● Data shown
------------------------
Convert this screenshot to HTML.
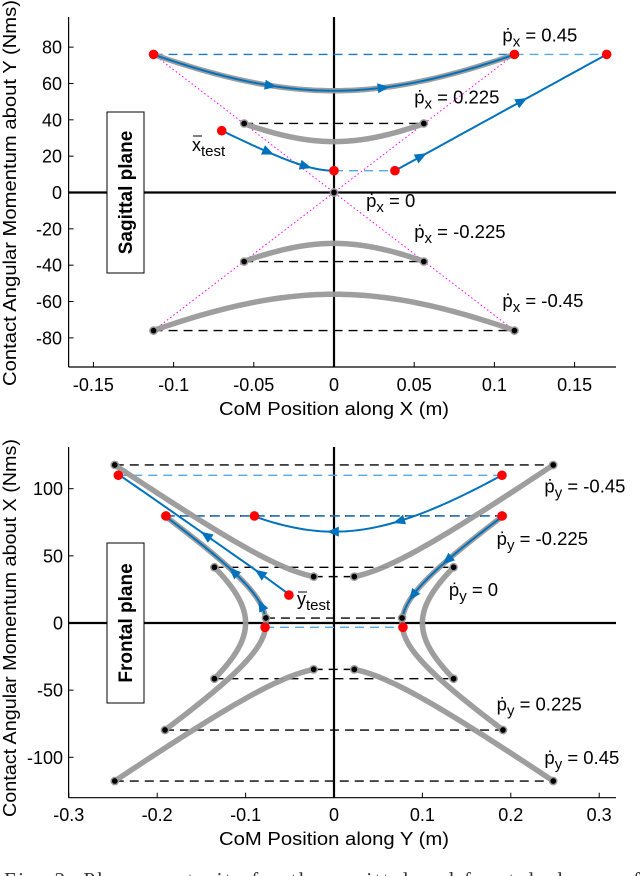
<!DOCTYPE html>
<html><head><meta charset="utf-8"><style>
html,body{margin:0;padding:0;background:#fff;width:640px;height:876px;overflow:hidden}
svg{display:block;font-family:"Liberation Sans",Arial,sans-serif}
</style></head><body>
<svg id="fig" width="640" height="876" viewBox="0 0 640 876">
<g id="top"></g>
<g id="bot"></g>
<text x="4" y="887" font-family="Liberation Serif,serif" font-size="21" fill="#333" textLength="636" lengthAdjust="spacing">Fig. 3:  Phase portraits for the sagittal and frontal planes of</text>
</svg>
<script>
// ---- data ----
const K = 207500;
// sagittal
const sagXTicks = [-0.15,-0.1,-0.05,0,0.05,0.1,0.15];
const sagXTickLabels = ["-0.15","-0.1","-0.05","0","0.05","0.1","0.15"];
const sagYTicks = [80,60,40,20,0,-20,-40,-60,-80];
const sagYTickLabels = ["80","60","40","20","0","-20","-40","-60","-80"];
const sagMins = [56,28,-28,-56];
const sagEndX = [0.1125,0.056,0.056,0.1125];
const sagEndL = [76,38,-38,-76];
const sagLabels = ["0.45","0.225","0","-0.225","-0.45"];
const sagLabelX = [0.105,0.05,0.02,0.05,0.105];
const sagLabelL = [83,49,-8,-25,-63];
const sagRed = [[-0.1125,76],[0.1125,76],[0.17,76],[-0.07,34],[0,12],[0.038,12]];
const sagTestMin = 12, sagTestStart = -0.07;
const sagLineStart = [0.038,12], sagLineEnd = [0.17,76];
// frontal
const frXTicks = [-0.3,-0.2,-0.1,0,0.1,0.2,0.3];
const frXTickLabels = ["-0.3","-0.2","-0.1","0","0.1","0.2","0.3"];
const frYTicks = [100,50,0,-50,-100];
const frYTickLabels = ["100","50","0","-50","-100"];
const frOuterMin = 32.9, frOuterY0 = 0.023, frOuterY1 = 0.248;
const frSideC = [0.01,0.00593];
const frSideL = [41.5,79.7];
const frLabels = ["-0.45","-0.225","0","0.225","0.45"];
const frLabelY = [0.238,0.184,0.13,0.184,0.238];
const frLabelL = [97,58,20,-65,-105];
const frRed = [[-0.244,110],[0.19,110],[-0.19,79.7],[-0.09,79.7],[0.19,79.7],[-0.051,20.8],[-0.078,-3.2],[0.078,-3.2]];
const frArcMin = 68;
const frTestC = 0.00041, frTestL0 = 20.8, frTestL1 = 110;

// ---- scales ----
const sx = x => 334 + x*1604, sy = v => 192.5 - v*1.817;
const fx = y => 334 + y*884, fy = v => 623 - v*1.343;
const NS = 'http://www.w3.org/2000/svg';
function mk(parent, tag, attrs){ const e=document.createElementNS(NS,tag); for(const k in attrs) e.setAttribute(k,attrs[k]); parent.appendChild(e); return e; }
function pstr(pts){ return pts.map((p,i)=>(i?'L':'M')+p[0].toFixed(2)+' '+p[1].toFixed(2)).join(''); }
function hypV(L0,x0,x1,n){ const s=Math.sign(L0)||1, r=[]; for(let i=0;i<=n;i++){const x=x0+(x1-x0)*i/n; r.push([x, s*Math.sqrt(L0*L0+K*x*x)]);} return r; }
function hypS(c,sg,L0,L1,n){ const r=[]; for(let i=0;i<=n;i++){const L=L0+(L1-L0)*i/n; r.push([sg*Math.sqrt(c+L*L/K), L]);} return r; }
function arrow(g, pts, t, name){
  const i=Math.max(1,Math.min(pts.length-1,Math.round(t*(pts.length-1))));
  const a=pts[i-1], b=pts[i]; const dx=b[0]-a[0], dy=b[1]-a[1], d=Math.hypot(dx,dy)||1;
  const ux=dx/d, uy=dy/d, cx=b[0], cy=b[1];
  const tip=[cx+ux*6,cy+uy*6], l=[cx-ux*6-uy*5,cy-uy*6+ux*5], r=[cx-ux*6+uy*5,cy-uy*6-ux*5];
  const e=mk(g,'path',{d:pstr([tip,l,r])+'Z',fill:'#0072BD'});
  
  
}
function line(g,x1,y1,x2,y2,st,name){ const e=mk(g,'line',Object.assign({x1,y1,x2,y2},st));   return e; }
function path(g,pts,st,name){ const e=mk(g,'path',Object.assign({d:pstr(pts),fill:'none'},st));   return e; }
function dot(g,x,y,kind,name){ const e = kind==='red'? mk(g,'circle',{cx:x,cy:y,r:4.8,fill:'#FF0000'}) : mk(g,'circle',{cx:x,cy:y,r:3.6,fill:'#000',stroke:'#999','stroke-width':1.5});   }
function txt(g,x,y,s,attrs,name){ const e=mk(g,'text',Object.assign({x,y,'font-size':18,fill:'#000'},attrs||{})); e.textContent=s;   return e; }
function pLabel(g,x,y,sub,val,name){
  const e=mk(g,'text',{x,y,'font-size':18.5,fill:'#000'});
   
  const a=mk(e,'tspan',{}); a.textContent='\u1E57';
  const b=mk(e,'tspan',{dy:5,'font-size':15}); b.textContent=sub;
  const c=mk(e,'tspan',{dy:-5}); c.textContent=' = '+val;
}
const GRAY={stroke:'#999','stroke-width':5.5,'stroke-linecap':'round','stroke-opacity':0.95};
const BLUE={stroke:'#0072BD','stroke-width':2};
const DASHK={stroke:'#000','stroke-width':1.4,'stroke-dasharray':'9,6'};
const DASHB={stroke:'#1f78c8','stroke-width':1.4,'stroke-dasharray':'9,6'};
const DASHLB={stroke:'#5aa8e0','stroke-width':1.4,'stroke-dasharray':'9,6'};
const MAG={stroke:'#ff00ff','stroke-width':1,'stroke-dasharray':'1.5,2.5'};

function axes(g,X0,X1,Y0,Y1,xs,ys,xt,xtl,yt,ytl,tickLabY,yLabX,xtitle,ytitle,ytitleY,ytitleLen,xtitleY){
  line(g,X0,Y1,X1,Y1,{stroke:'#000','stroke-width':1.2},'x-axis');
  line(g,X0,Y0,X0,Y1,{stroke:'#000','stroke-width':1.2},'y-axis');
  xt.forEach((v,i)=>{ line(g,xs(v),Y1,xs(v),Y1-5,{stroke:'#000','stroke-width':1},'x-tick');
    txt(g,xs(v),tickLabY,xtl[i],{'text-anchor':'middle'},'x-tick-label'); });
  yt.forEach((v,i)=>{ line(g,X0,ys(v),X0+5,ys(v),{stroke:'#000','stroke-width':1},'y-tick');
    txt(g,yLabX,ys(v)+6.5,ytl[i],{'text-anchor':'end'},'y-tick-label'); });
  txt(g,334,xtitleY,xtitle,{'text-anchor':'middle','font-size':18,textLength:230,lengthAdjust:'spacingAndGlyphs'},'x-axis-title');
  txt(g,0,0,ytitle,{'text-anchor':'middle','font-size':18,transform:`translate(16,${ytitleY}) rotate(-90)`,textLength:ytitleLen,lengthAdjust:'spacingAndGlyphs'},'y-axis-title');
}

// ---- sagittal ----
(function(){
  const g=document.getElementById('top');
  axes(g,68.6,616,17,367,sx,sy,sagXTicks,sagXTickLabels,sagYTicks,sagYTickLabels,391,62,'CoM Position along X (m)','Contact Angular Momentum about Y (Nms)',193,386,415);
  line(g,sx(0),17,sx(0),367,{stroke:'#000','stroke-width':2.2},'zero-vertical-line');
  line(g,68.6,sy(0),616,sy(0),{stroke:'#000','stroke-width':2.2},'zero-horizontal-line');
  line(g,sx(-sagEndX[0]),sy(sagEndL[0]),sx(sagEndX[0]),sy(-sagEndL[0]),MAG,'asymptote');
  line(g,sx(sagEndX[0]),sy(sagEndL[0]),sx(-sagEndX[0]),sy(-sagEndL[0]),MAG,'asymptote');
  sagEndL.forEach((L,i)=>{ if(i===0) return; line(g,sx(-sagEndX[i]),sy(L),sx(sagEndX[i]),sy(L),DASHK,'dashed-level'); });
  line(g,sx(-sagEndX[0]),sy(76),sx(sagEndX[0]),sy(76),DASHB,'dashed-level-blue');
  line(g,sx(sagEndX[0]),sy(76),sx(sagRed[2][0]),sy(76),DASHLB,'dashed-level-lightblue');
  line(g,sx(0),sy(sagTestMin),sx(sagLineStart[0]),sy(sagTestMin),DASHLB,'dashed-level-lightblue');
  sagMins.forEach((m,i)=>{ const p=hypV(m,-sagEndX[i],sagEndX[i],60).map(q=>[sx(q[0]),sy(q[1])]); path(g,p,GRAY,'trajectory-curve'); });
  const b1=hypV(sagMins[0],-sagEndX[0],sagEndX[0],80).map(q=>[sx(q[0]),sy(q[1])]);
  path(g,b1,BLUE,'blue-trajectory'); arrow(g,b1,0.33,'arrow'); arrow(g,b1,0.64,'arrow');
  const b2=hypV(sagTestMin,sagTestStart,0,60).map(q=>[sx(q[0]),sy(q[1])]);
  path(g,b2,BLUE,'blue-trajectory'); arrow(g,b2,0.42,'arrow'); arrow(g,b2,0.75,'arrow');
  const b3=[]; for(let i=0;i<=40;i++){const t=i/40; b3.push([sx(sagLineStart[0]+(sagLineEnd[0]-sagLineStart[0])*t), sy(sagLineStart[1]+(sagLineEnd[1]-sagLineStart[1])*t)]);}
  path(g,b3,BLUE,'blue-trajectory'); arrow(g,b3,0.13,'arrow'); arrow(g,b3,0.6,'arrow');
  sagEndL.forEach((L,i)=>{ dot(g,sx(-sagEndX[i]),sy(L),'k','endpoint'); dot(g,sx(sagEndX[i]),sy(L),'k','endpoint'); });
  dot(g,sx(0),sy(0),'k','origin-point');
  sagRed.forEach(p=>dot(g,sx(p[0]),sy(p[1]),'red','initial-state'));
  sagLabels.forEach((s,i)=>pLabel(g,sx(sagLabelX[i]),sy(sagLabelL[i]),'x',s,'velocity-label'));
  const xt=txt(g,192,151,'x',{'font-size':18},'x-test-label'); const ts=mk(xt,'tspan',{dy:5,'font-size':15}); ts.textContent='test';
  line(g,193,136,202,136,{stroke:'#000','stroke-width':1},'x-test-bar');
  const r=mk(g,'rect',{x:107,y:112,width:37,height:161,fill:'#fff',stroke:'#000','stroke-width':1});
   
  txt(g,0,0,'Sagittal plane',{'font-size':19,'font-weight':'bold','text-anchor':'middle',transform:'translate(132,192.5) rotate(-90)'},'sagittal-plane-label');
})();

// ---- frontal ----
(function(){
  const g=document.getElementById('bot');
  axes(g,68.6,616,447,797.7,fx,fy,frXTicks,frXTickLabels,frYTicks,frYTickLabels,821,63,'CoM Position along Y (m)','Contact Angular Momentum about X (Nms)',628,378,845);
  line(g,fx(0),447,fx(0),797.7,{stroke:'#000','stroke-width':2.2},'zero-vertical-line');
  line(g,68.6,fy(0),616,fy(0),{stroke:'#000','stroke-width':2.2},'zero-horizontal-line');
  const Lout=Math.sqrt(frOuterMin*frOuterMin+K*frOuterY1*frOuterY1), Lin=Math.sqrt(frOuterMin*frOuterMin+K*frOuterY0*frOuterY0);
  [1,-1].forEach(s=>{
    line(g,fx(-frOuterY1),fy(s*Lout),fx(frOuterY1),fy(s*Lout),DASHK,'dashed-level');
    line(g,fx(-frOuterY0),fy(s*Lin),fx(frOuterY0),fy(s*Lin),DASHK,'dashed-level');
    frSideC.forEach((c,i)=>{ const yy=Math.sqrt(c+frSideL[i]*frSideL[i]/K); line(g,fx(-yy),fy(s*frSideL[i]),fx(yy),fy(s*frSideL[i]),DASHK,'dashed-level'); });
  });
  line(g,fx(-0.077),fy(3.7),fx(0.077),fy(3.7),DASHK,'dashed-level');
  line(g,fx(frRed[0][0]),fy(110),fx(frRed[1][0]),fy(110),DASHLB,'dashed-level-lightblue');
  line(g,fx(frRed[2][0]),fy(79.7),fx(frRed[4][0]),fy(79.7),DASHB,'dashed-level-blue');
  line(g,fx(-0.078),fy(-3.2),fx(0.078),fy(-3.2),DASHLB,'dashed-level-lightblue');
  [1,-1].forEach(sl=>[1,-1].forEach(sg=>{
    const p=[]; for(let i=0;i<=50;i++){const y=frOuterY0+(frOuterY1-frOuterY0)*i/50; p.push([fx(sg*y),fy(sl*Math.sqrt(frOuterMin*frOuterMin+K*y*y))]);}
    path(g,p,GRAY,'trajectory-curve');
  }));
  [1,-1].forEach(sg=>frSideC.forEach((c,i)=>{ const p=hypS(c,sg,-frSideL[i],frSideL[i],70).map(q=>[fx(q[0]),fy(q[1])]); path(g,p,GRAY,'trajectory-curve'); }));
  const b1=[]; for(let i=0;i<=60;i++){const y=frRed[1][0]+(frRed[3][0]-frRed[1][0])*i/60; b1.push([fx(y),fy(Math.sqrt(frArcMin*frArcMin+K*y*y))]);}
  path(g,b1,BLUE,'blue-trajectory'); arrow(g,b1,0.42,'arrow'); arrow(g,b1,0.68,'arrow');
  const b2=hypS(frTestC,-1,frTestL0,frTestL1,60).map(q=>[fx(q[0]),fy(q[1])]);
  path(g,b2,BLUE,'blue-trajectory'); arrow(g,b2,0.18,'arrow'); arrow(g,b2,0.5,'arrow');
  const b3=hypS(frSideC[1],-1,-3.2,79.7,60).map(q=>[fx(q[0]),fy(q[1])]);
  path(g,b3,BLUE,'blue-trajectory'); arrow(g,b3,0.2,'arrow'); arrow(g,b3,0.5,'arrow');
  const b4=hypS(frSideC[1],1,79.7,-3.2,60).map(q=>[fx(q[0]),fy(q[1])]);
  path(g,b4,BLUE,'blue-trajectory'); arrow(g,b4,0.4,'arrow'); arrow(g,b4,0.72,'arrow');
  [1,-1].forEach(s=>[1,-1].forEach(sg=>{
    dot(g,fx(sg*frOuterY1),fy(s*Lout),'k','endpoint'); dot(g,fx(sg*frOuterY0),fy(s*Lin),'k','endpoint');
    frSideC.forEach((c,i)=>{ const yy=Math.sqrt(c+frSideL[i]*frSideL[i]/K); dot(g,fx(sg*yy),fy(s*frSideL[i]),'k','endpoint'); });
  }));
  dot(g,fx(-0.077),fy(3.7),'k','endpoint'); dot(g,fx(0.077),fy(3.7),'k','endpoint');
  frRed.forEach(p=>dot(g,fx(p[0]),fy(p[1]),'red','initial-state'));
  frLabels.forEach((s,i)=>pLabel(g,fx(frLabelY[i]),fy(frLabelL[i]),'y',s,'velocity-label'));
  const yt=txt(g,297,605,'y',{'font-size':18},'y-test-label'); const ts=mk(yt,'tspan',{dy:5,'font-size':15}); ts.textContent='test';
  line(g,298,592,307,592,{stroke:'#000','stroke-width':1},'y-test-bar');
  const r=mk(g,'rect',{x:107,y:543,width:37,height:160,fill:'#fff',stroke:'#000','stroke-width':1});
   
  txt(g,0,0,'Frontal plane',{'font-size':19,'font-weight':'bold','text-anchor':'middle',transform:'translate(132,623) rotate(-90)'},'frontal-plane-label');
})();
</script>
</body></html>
------------------------
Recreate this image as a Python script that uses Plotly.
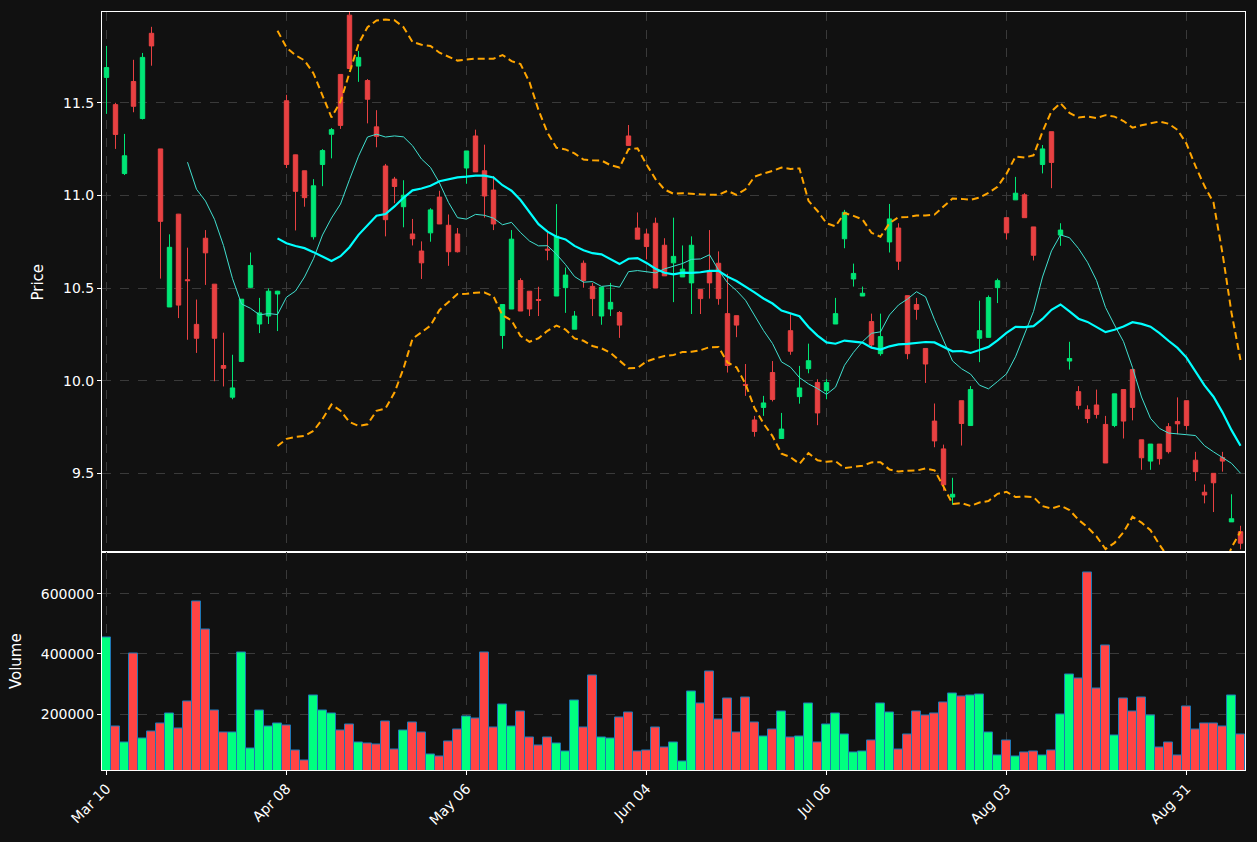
------------------------
● What is required
Using the records above, say how many lines include the string "script". Only the number is wanted.

● Expected answer
3